[TOC]
- Title: Learning to Model the World With Language 2024
- Author: Jessy Lin et. al.
- Publish Year: ICML 2024
- Review Date: Fri, Jun 21, 2024
- url: https://arxiv.org/abs/2308.01399
Summary of paper
Motivation
- in this work, we propose that agents can ground diverse kinds of language by using it to predict the future
- in contrast to directly predicting what to do with a language-conditioned policy, Dynalang decouples learning to model the world with language (supervised learning with prediction objectives) from learning to act given that model (RL with task rewards)
- Future prediction provides a rich grounding signal for learning what language utterances mean, which in turn equip the agent with a richer understanding of the world to solve complex tasks.
Contribution
- investigate whether learning language-conditioned world models enable agents to scale to more diverse language use, compared to language-conditioned policies.
Some key terms
related work
the author mentioned the term conditioning policies on language
- Much work has focused on teaching reinforcement learning agents to utilize language to solve tasks by directly conditioning policies on language (Lynch & Sermanet, 2021; Shridhar et al., 2022; Abramson et al., 2020).
- Recent work proposes text-conditioning a video model trained on expert demonstrations and using the model for planning.
- However, language in these settings has thus far been limited to short instructions, and only a few works investigate how RL agents can learn from other kinds of language like descriptions of how the world works, in simple settings (Zhong et al., 2020; Hanjie et al., 2021).

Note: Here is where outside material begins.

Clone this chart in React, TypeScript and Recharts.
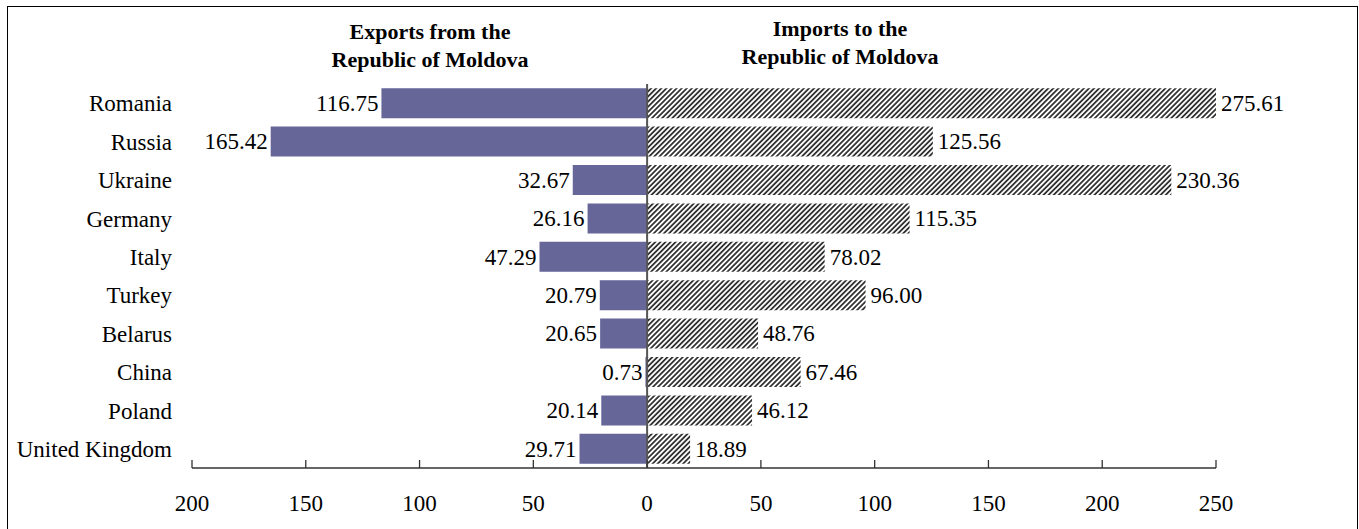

Basically, the author mentioned the types of language text and how RL agents utilize them
After that, they mentioned supervised approaches rely on expensive human data (often with aligned language annotations and expert demonstrations), and both these approaches have limited ability to improve their behaviors and language understanding online.
In the end, the author talked about how this work is different from the related work.
World model learning
The world model learns representations of all sensory modalities that the agent receives and then predicts the sequence of these latent representation given actions.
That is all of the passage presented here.